Senate Minority Leader Mitch McConnell made a pre-emptive strike on the tax extenders bill, suggesting the chamber approve the GOP’s alternative before adjourning for the Memorial Day break.

“The first thing to say is that Republicans are ready and willing right now to extend necessary benefits and to pay for them. We could get this done in no time,” the Kentucky Republican said Wednesday morning.

“So any delay in passing this bill is coming from the other side of the aisle. And I say this not to point fingers, but because we’ve seen the Democrat playbook,” he added.

McConnell’s comments came as House and Senate Democrats struggle to craft an extenders package that could garner the necessary votes to pass before Friday, when Congress is set to adjourn for a weeklong recess. The House is slated to move first on the issue, with the Senate expected to take up a measure after considering the $60 billion war supplemental measure. Fiscal conservatives on both sides of the Capitol want the bill paid for, while liberals maintain that extending the tax breaks and funding for unemployment insurance benefits qualifies as emergency spending.

Majority Leader Harry Reid told reporters Tuesday that the Senate would pass both the supplemental and extenders package before leaving for the break.

“We’re going to work until we complete the supplemental appropriation bill and we complete the jobs bill,” the Nevada Democrat said after the Democrats’ weekly caucus lunch. “We need a way forward on both of those, and I think in the caucus today we had an extremely good discussion of both those issues.”
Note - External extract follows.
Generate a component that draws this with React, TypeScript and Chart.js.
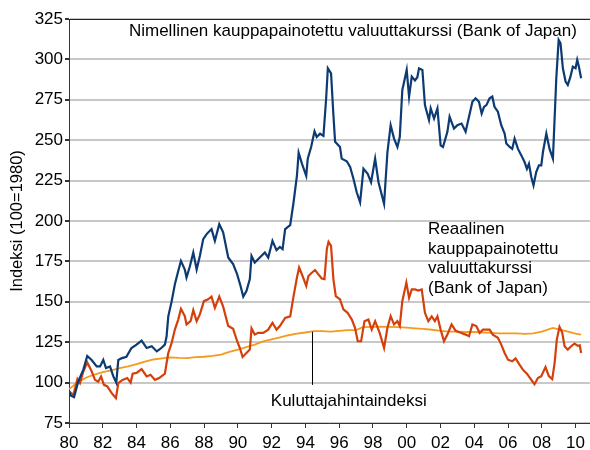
import React, { useEffect, useRef } from "react";
import { Chart, registerables } from "chart.js";

Chart.register(...registerables);

// Nimellinen kauppapainotettu valuuttakurssi (nominal)
const nominalYears = [
  1980.0, 1980.1, 1980.3, 1980.55, 1980.85, 1981.08, 1981.34, 1981.64, 1981.84, 1982.03,
  1982.19, 1982.43, 1982.62, 1982.8, 1982.92, 1983.1, 1983.4, 1983.7, 1984.0, 1984.3,
  1984.6, 1984.9, 1985.2, 1985.4, 1985.68, 1985.78, 1985.88, 1986.08, 1986.27, 1986.47,
  1986.63, 1986.86, 1986.96, 1987.16, 1987.36, 1987.56, 1987.75, 1987.95, 1988.15, 1988.44,
  1988.64, 1988.9, 1989.13, 1989.43, 1989.72, 1989.96, 1990.16, 1990.32, 1990.51, 1990.71,
  1990.81, 1991.0, 1991.3, 1991.6, 1991.8, 1992.05, 1992.29, 1992.49, 1992.65, 1992.8,
  1993.1, 1993.3, 1993.5, 1993.6, 1993.8, 1994.05, 1994.14, 1994.34, 1994.54, 1994.67,
  1994.87, 1995.07, 1995.23, 1995.33, 1995.52, 1995.66, 1995.76, 1996.05, 1996.15, 1996.45,
  1996.65, 1996.85, 1997.04, 1997.24, 1997.44, 1997.69, 1997.89, 1998.13, 1998.33, 1998.66,
  1998.86, 1999.05, 1999.25, 1999.45, 1999.59, 1999.74, 2000.0, 2000.14, 2000.3, 2000.49,
  2000.63, 2000.73, 2000.93, 2001.08, 2001.32, 2001.42, 2001.62, 2001.82, 2002.01, 2002.15,
  2002.41, 2002.54, 2002.8, 2003.0, 2003.25, 2003.49, 2003.69, 2003.89, 2004.08, 2004.28,
  2004.44, 2004.58, 2004.72, 2004.91, 2005.07, 2005.2, 2005.4, 2005.6, 2005.8, 2005.9,
  2006.1, 2006.25, 2006.39, 2006.59, 2006.79, 2006.98, 2007.12, 2007.24, 2007.38, 2007.51,
  2007.67, 2007.83, 2007.97, 2008.07, 2008.27, 2008.46, 2008.66, 2008.76, 2008.86, 2009.0,
  2009.11, 2009.25, 2009.41, 2009.54, 2009.69, 2009.84, 2010.0, 2010.1, 2010.2, 2010.33,
];
const nominalValues = [
  95, 92, 91, 100.7, 108, 116.5, 114, 110, 110, 114,
  109, 110, 104, 100, 114, 115, 116, 121.4, 123.5, 126,
  121.4, 122.5, 119.3, 120.8, 123.5, 128.7, 141, 150.4, 160.8, 169,
  175.3, 170, 165, 172, 180.5, 170, 178.4, 188.8, 191.9, 195,
  187.7, 198, 193, 177.4, 173.3, 167, 159.8, 153.2, 156.7, 164,
  178.4, 174.3, 177.4, 180.5, 177.4, 187.7, 182, 184, 182.6, 195,
  197.5, 211.6, 228, 242.3, 235.4, 228, 238.6, 245.8, 255.5, 252,
  254, 252.7, 275.9, 294.5, 291.4, 265.5, 249, 245.8, 238.6, 237,
  233.4, 226, 217.8, 211.6, 232.3, 229.2, 224, 238.6, 224, 210.6,
  242.7, 259.3, 251, 245.8, 252, 281, 293.5, 276.9, 289.4, 287,
  289, 294.5, 293.5, 271.7, 262.4, 269.7, 263.4, 269.7, 246.8, 245.8,
  255.2, 264.5, 257.2, 259.3, 260.3, 255.2, 264.5, 273.8, 275.9, 273.8,
  266.5, 270.6, 271.7, 275.9, 277, 270.7, 267.6, 259.3, 254.1, 247.9,
  245.8, 244.6, 251, 244.6, 240.6, 236.5, 232.3, 235.4, 227.2, 222,
  230.3, 234.4, 234.4, 242.7, 254.1, 244.6, 238.6, 263.4, 288.3, 312.1,
  310, 294.5, 286.3, 284.2, 289, 295.5, 294.5, 299.7, 295.5, 288.3,
];

// Reaalinen kauppapainotettu valuuttakurssi (real)
const realYears = [
  1980.0, 1980.26, 1980.5, 1980.65, 1980.85, 1981.08, 1981.34, 1981.54, 1981.73, 1981.9,
  1982.07, 1982.27, 1982.53, 1982.78, 1982.92, 1983.17, 1983.45, 1983.65, 1983.77, 1984.0,
  1984.3, 1984.6, 1984.83, 1985.09, 1985.34, 1985.68, 1985.78, 1985.88, 1986.08, 1986.27,
  1986.47, 1986.63, 1986.86, 1986.96, 1987.2, 1987.36, 1987.56, 1987.75, 1987.99, 1988.24,
  1988.44, 1988.64, 1988.9, 1989.13, 1989.43, 1989.72, 1989.96, 1990.12, 1990.28, 1990.51,
  1990.71, 1990.81, 1991.0, 1991.2, 1991.5, 1991.8, 1992.05, 1992.29, 1992.49, 1992.8,
  1993.1, 1993.3, 1993.5, 1993.63, 1993.83, 1994.05, 1994.18, 1994.38, 1994.57, 1994.77,
  1994.97, 1995.13, 1995.27, 1995.37, 1995.52, 1995.66, 1995.8, 1996.05, 1996.25, 1996.5,
  1996.75, 1996.94, 1997.1, 1997.3, 1997.5, 1997.73, 1997.93, 1998.13, 1998.4, 1998.66,
  1998.86, 1999.05, 1999.25, 1999.45, 1999.59, 1999.74, 1999.98, 2000.14, 2000.3, 2000.49,
  2000.69, 2000.89, 2001.08, 2001.28, 2001.48, 2001.67, 2001.82, 2002.01, 2002.21, 2002.41,
  2002.66, 2002.9, 2003.2, 2003.49, 2003.69, 2003.89, 2004.12, 2004.32, 2004.52, 2004.91,
  2005.1, 2005.4, 2005.6, 2005.8, 2006.0, 2006.25, 2006.45, 2006.69, 2006.88, 2007.12,
  2007.38, 2007.57, 2007.77, 2007.97, 2008.22, 2008.42, 2008.62, 2008.76, 2008.89, 2009.05,
  2009.21, 2009.35, 2009.54, 2009.74, 2009.94, 2010.14, 2010.25, 2010.33,
];
const realValues = [
  94.5, 92.4, 102.2, 99.7, 106.9, 112.5, 107, 101.7, 100.5, 103.8,
  98.6, 97.6, 93.5, 90.4, 99.7, 101.7, 102.8, 100, 105.5, 106,
  108.4, 103.8, 104.8, 101.7, 102.8, 105.5, 112.1, 118.3, 124.6, 132.8,
  139, 145.7, 141.1, 136, 138, 144.8, 138, 142.2, 150.4, 151.5,
  153.2, 146.3, 153.2, 147, 135, 133.3, 125.6, 121.4, 115.9, 118.3,
  120.4, 133.5, 129.7, 130.8, 130.8, 132.8, 137, 132.8, 135, 140,
  141, 153.5, 165, 171.2, 166, 159.8, 166, 168, 169.7, 167,
  164.4, 164, 182.6, 187.1, 184.6, 163.9, 153.5, 151.5, 145.3, 143.2,
  139, 133.9, 125.6, 125.6, 138, 139, 132.8, 138, 130.8, 121.4,
  133.9, 141.1, 136, 138, 135, 150.4, 161.9, 152.5, 157.7, 157.7,
  157, 157.7, 143.2, 138, 141, 138, 141, 132.8, 125.6, 129.7,
  136, 132, 130.8, 129.7, 128.7, 136, 135, 130.8, 132.8, 132.8,
  129.7, 127.7, 123.5, 118.3, 114.2, 113.2, 115, 111, 108, 105.5,
  101.7, 99, 102.8, 104, 109.6, 104, 102.2, 112.1, 126.6, 134.5,
  131, 122.5, 120.4, 122.5, 124.1, 122.7, 123, 118.3,
];

// Kuluttajahintaindeksi (CPI)
const cpiYears = [
  1980.0, 1980.5, 1981.0, 1981.5, 1982.0, 1982.5, 1983.0, 1983.5, 1984.0, 1984.5,
  1985.0, 1985.5, 1986.0, 1986.5, 1987.0, 1987.5, 1988.0, 1988.5, 1989.0, 1989.5,
  1990.0, 1990.5, 1991.0, 1991.5, 1992.0, 1992.5, 1993.0, 1993.5, 1994.0, 1994.5,
  1995.0, 1995.5, 1996.0, 1996.5, 1997.0, 1997.4, 1998.0, 1998.5, 1999.0, 1999.5,
  2000.0, 2000.5, 2001.0, 2001.5, 2002.0, 2002.5, 2003.0, 2003.5, 2004.0, 2004.5,
  2005.0, 2005.5, 2006.0, 2006.5, 2007.0, 2007.5, 2008.0, 2008.66, 2009.0, 2009.45,
  2010.0, 2010.33,
];
const cpiValues = [
  96, 100, 103, 105, 106.5, 107.5, 109, 110, 111.5, 113,
  114.3, 115, 115.6, 115.3, 115.2, 115.8, 116, 116.5, 117.3, 119,
  120.4, 122, 123.5, 125.5, 126.8, 128, 129.3, 130.3, 131, 131.8,
  131.8, 131.5, 132, 132.5, 132.5, 134.3, 134.5, 134.6, 134.5, 134.3,
  134, 133.6, 133.2, 132.7, 132, 131.6, 131.5, 131.3, 131.3, 131,
  130.8, 130.4, 130.5, 130.5, 130.2, 130.5, 131.5, 133.9, 133, 131.8,
  130.3, 129.7,
];

const yTicks = [75, 100, 125, 150, 175, 200, 225, 250, 275, 300, 325];
const xTickYears = [1980, 1982, 1984, 1986, 1988, 1990, 1992, 1994, 1996, 1998, 2000, 2002, 2004, 2006, 2008, 2010];

const nominalLabel = "Nimellinen kauppapainotettu valuuttakurssi (Bank of Japan)";
const realLabelLines = ["Reaalinen", "kauppapainotettu", "valuuttakurssi", "(Bank of Japan)"];
const cpiLabel = "Kuluttajahintaindeksi";
const yTitle = "Indeksi (100=1980)";

const FONT = "'Liberation Sans', Arial, sans-serif";
const FS = 17;

const toPoints = (xs: number[], ys: number[]) => xs.map((x, i) => ({ x, y: ys[i] }));

const annotationPlugin = {
  id: "annotations",
  afterDraw(chart: any) {
    const { ctx, chartArea, scales } = chart;
    const xs = scales.x;
    const ys = scales.y;
    ctx.save();
    // top border
    ctx.strokeStyle = "#222";
    ctx.lineWidth = 1;
    ctx.beginPath();
    ctx.moveTo(chartArea.left, Math.round(chartArea.top) + 0.5);
    ctx.lineTo(chartArea.right, Math.round(chartArea.top) + 0.5);
    ctx.stroke();

    ctx.fillStyle = "#000";
    ctx.font = `${FS}px ${FONT}`;
    ctx.textBaseline = "middle";
    ctx.textAlign = "left";
    ctx.fillText(nominalLabel, xs.getPixelForValue(1983.55), ys.getPixelForValue(317.5));

    const realX = xs.getPixelForValue(2001.26);
    const realY = [195, 182.2, 170.6, 158.3];
    realLabelLines.forEach((line, i) => {
      ctx.fillText(line, realX, ys.getPixelForValue(realY[i]));
    });

    ctx.textAlign = "center";
    ctx.fillText(cpiLabel, xs.getPixelForValue(1996.57), ys.getPixelForValue(88.5));

    // pointer line
    const lx = Math.round(xs.getPixelForValue(1994.4)) + 0.5;
    ctx.strokeStyle = "#000";
    ctx.lineWidth = 1;
    ctx.beginPath();
    ctx.moveTo(lx, ys.getPixelForValue(131.5));
    ctx.lineTo(lx, ys.getPixelForValue(98.6));
    ctx.stroke();
    ctx.restore();
  },
};

export default function App() {
  const canvasRef = useRef<HTMLCanvasElement | null>(null);

  useEffect(() => {
    document.body.style.margin = "0";
    const canvas = canvasRef.current;
    if (!canvas) return;
    const chart = new Chart(canvas, {
      type: "line",
      data: {
        datasets: [
          {
            label: "Nimellinen",
            data: toPoints(nominalYears, nominalValues),
            borderColor: "#0c3a72",
            borderWidth: 2.2,
            pointRadius: 0,
            tension: 0,
            order: 0,
          },
          {
            label: "Reaalinen",
            data: toPoints(realYears, realValues),
            borderColor: "#d4400c",
            borderWidth: 2.2,
            pointRadius: 0,
            tension: 0,
            order: 1,
          },
          {
            label: "Kuluttajahintaindeksi",
            data: toPoints(cpiYears, cpiValues),
            borderColor: "#f59a1b",
            borderWidth: 1.8,
            pointRadius: 0,
            tension: 0,
            order: 2,
          },
        ],
      },
      options: {
        animation: false,
        responsive: false,
        maintainAspectRatio: false,
        layout: { padding: { top: 19, right: 0, left: 0, bottom: 0 } },
        plugins: { legend: { display: false }, tooltip: { enabled: false } },
        scales: {
          x: {
            type: "linear",
            min: 1980,
            max: 2010.85,
            afterFit: (s: any) => {
              s.height = 27;
            },
            afterBuildTicks: (s: any) => {
              s.ticks = xTickYears.map((v) => ({ value: v }));
            },
            ticks: {
              autoSkip: false,
              maxRotation: 0,
              padding: 5,
              color: "#000",
              font: { family: FONT, size: FS },
              callback: (v: any) => String(Number(v) % 100).padStart(2, "0"),
            },
            grid: {
              drawOnChartArea: false,
              drawTicks: true,
              tickLength: 5,
              tickColor: "#333",
            },
            border: { color: "#333", width: 1 },
          },
          y: {
            min: 75,
            max: 325,
            afterFit: (s: any) => {
              s.width = 69;
            },
            afterBuildTicks: (s: any) => {
              s.ticks = yTicks.map((v) => ({ value: v }));
            },
            ticks: {
              padding: 2,
              color: "#000",
              font: { family: FONT, size: FS },
            },
            grid: {
              color: "#c8c8c8",
              lineWidth: 2,
              drawTicks: true,
              tickLength: 4,
              tickColor: "#333",
            },
            border: { color: "#333", width: 1 },
            title: {
              display: true,
              text: yTitle,
              color: "#000",
              font: { family: FONT, size: 16.5 },
              padding: { top: 8, bottom: 0 },
            },
          },
        },
      },
      plugins: [annotationPlugin],
    });
    return () => chart.destroy();
  }, []);

  return (
    <div style={{ position: "absolute", left: 0, top: 0, width: 590, height: 450 }}>
      <canvas ref={canvasRef} width={590} height={450} />
    </div>
  );
}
Democrats have struggled in the past to approve broad extender packages. In March, just before the two-week Easter recess, Sen. Jim Bunning (R-Ky.) repeatedly denied unanimous consent to approve an extenders measure, charging that it should be fully paid for. Once both sides reached an agreement to move forward, House Democrats pushed back and refused to approve the bill. Despite the bipartisan agreement in the Senate, both sides blamed each other for the stalemate.

McConnell blasted the Democrats’ measure, which he said would “add another $130 billion to the deficit by the end of the week.”

He also predicted Wednesday that if the Senate is unable to approve a similar measure this week, Democrats will “try to blame Republicans for their own inability to come to an agreement.”

“So let’s be perfectly clear: There’s one reason Democrats are having trouble getting an agreement on this bill and one reason only — and that’s because it’s so blatantly reckless,” he said.